By: Leslie Koren

Like so many New Yorkers, Viola Bowe orders groceries online. Every Wednesday, she puts milk, fruit, veggies, rice and beans into a virtual cart — quite an improvement, she says, from her previous experience with the city’s emergency food pantries.

Before the New York Common Pantry (NYCP) website became operational, “on line” meant something else entirely for Bowe and her son — a lot of waiting. “In heat like this,” she said on a recent 90-degree day, “sometimes I wouldn’t even go.”

Getting food to the hungry is an important part of Robin Hood’s mission, not only because the organization believes no New Yorker should have to live with an empty belly — one in six are food insecure — but also because emergency food relief is a front door to other poverty-fighting benefits and services. For a long time, food-provider programs have been essentially no-frills. Now, however, several programs are incorporating technology to improve customer service, expand choice, minimize waste and optimize volunteer efforts.

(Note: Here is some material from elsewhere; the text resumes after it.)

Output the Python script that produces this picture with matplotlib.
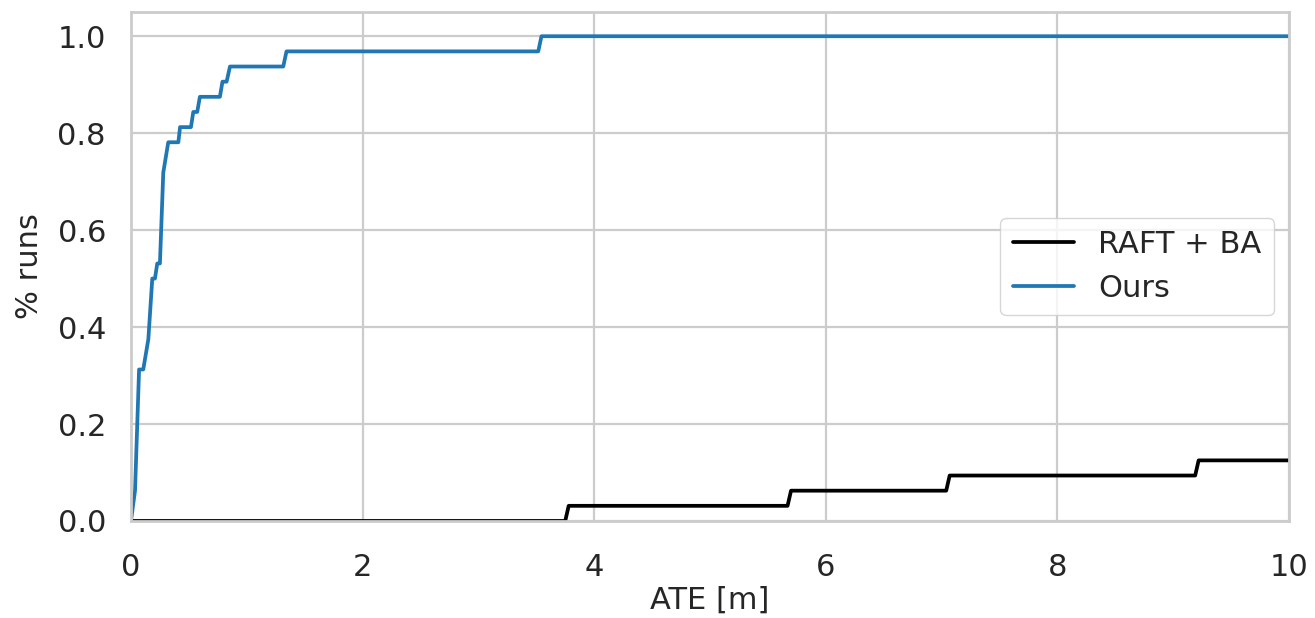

“There’s efficiency — the most people getting the most food in a smart way,” says Amanda Stern, Robin Hood’s program officer for Income Security and Survival. “Just as important, it infuses dignity into the process.”

In fact, it takes Bowe about two minutes to pick up the food she ordered online the night before. “This is much easier,” she says, finding her order on a shelf at the East Harlem outpost.

The organization transitioned to its digital system five years ago, to offer greater choice to its more than 300,000 annual visitors. Before the move, volunteers simply packed the same items for everyone based on family size. Now 10 percent of customers order online, while others use on-site tablets to scroll through options in each of five MyPlate food groups. The menu, translatable into Chinese and Spanish in addition to English, includes pictures of each item to combat literacy challenges. Once a list is submitted, a ticket is printed in the packing room, where volunteers immediately fulfill the order. Time from log on to ready-for-pick-up is about 15–20 minutes.

Across the river in Brooklyn, at the Robin Hood-funded St. John’s Bread and Life, the story is similar. First-time user Kashla Langellier steps up to the computer station to enter an order, which to her delight can include almond milk. While volunteers pack her selections, she does exactly what Robin Hood’s program team hopes she would: she heads upstairs to talk with case workers, first from the Robin Hood’s Single Stop program about benefit options, then from St. John’s itself about a summer job for her younger sister. “We only fund emergency food organizations with infrastructures that can load you up with services,” Stern says.

Because Bread and Life’s pantry system is tied into its case-management system, the network cross-references data to identify when a user requires a specific diet — low sodium, Kosher or even microwaveable for those who live in facilities with limited kitchen access — and edit selections accordingly.


The data-centric approach adds efficiency to the business end of the operation, as well. “It gives us a real value of our inventory and a real picture of our food costs,” says Executive Director Anthony Butler. This was especially helpful in the aftermath of Hurricane Sandy, enabling Bread and Life to know which items were in short supply.

A clearer accounting of inventory reduces food waste, since doling out what people actually want means fewer leftovers at home. NYCP Deputy Executive Director Daniel Reyes recalls one man who sheepishly returned an armload of peanut butter jars. He didn’t want to seem ungrateful, but he couldn’t bear the taste.

Perhaps more importantly, the digital systems have increased convenience for the families who make use of the pantries, particularly those with jobs and childcare issues that complicate their schedules. At Bread and Life, a customer can place an order early in the morning and retrieve it at the end of the day.

t2t_4Technology benefits homeless shelters, too. Every night, volunteers at Rescuing Leftover Cuisine a venture spawned by Robin Hood’s Blue Ridge Labs — pick up unused food from restaurants, hotels and catering companies and deliver it to nearby shelters. The process is automated via a website and soon with a mobile app. Last year the group’s three full-time employees rescued more than 287,000 pounds of food. As a bonus, Rescuing Leftover Cuisine provides participating restaurants with monthly food waste reports.

“Every restaurant in the world has leftover food that is going to be thrown out. Every night we go and pick some of it up,” says co-founder Robert Lee. “Through technology, we’ve engaged the public to get involved in the fight against hunger on their way home from work.”